## Exercise prompt
Your answer should be a single number: the count of lines that include the word "React".

::: Records for the exercise

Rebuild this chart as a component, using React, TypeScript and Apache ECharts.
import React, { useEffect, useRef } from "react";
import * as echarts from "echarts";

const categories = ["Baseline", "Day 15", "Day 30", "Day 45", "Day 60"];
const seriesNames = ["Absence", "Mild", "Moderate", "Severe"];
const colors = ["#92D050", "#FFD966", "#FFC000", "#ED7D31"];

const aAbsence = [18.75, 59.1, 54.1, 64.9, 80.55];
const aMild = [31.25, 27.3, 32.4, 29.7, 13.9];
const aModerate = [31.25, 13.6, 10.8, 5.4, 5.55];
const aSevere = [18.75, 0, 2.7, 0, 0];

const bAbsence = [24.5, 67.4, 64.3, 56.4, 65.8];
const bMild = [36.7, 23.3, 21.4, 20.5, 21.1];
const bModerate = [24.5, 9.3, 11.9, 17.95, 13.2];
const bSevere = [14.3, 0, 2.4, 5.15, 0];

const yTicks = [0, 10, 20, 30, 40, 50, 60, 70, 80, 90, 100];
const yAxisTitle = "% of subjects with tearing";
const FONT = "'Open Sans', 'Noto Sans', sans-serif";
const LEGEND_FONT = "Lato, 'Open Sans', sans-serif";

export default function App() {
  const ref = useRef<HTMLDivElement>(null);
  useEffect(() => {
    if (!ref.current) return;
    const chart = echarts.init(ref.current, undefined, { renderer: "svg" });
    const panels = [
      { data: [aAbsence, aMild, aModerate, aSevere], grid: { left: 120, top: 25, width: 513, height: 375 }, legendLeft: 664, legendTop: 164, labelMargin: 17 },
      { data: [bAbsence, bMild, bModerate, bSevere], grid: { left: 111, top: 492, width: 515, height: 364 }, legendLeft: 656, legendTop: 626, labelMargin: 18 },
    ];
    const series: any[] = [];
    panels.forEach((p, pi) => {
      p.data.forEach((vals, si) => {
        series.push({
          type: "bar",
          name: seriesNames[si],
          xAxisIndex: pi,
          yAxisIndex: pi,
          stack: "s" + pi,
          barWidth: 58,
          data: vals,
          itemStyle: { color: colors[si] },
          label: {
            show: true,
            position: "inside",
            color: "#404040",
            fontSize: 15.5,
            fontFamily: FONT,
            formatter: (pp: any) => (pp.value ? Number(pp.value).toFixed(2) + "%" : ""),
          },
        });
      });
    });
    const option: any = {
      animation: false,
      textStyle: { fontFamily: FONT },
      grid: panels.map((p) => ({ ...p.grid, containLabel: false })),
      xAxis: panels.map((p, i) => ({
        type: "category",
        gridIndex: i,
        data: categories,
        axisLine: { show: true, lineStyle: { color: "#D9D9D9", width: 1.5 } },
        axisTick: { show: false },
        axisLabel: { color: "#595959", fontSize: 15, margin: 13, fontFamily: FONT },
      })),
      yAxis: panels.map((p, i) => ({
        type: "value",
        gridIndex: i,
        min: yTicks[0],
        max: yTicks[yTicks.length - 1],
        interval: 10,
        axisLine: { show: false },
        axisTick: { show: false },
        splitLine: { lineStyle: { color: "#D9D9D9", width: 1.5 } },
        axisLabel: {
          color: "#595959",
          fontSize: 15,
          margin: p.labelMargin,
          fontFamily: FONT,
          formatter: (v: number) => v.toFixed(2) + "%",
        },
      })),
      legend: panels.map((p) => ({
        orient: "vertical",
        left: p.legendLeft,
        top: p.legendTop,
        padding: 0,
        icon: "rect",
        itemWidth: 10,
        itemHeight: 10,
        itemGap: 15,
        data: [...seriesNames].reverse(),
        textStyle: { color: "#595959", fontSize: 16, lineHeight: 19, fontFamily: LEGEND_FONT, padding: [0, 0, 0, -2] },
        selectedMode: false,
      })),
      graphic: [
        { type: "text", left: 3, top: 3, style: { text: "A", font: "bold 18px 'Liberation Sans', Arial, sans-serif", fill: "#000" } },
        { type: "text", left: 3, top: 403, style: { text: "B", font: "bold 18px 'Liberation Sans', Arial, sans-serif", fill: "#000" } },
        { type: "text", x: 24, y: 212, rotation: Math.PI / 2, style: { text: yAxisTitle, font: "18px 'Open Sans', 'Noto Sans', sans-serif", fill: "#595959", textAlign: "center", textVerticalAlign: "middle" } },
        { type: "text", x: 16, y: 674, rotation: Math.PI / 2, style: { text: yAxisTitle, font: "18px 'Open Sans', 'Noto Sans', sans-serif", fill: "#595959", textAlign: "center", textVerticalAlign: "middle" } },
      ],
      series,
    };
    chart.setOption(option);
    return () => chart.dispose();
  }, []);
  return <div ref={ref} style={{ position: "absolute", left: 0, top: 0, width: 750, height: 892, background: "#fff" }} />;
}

::::::
::: Records for the exercise

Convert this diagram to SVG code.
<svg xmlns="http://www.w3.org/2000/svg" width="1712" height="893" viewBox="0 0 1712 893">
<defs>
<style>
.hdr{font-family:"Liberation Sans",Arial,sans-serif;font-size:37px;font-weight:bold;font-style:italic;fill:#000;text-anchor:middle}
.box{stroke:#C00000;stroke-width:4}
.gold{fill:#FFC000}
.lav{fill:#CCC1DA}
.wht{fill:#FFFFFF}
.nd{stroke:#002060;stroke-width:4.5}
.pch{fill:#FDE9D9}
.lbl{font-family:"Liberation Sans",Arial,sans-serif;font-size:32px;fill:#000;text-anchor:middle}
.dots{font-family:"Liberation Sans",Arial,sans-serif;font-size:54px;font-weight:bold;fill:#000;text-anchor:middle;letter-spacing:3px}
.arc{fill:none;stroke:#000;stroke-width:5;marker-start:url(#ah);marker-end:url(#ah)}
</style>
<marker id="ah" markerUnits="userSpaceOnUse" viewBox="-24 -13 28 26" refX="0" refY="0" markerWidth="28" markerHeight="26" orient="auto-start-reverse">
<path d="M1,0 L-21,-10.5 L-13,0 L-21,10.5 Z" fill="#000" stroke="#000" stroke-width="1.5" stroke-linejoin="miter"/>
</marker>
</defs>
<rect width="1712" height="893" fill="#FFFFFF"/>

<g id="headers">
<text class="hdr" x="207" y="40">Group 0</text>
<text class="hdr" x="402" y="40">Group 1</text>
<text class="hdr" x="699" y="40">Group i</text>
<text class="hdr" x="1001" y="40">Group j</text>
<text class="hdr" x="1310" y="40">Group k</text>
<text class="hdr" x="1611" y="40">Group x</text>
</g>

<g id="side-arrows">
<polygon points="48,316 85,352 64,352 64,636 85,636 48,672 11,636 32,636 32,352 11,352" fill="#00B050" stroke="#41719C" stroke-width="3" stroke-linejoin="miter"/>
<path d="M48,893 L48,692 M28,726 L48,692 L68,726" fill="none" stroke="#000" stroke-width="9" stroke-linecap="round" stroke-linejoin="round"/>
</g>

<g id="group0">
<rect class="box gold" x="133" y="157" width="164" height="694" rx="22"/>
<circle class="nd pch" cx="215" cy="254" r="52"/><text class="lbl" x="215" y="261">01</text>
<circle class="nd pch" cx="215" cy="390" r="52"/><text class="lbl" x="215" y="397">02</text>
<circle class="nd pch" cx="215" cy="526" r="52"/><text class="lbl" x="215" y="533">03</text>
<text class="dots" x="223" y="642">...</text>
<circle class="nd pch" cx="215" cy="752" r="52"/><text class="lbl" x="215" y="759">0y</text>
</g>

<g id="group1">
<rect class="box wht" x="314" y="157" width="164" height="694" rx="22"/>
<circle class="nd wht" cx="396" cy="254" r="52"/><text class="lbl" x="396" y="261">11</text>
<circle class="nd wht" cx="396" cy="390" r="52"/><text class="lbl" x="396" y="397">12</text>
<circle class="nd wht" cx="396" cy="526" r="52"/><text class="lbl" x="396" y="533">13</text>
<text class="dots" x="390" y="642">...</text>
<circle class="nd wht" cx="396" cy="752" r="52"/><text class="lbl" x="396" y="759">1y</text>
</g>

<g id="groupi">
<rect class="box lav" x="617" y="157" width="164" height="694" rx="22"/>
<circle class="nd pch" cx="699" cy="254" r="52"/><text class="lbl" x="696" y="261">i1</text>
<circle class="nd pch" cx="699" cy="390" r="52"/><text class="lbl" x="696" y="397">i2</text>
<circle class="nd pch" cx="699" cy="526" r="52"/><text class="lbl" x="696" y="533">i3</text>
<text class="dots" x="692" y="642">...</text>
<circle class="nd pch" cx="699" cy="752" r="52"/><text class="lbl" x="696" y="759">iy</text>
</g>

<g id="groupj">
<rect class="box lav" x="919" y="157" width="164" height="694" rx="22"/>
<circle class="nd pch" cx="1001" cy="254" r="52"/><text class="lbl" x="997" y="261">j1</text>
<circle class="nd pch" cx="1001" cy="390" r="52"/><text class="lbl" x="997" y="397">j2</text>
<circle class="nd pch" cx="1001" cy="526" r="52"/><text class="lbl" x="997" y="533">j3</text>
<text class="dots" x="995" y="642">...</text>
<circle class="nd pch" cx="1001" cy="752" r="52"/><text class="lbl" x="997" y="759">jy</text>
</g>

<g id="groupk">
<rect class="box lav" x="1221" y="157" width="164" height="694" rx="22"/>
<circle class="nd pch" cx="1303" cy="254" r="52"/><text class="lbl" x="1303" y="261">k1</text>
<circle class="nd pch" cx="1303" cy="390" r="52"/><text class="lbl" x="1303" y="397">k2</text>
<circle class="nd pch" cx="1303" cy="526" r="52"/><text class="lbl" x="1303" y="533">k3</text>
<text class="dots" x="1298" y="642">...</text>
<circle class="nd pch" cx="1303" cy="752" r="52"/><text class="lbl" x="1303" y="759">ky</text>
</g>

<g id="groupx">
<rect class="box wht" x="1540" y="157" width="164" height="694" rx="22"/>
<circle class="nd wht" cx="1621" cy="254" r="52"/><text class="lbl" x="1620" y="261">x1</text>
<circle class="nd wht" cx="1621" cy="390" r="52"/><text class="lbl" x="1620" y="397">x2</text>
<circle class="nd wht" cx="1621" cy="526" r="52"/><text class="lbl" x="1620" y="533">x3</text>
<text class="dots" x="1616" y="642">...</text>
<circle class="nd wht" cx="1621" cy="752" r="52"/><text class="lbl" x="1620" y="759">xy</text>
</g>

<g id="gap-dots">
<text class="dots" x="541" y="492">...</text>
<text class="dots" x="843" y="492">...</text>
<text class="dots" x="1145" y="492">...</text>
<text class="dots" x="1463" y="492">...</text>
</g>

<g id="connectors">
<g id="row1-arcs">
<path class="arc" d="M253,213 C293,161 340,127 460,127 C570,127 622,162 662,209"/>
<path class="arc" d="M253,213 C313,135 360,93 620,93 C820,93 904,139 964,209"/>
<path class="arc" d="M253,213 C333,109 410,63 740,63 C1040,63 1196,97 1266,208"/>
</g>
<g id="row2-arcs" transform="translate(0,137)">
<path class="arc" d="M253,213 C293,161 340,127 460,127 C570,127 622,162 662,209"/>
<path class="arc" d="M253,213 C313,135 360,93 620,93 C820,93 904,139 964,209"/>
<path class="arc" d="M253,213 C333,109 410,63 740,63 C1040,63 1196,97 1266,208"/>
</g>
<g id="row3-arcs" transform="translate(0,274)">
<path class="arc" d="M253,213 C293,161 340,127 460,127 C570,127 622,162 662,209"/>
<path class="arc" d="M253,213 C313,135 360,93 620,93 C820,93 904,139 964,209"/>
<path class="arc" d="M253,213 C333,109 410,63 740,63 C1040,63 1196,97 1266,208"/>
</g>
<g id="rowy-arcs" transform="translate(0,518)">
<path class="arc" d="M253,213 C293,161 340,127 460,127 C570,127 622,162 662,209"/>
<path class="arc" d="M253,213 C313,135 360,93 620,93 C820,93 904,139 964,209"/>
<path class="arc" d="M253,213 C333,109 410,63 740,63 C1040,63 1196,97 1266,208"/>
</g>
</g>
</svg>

::::::
::: Records for the exercise

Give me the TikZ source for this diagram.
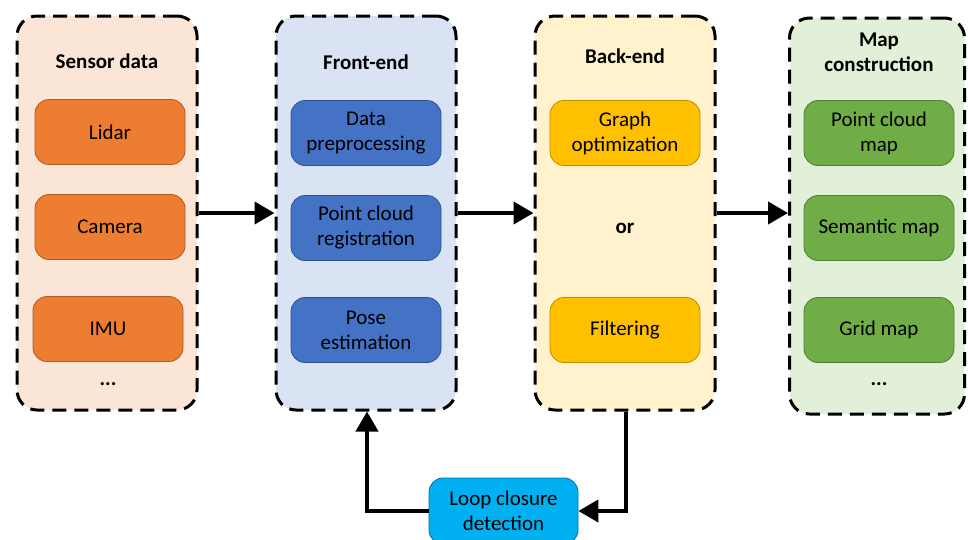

::::::

## Task response
2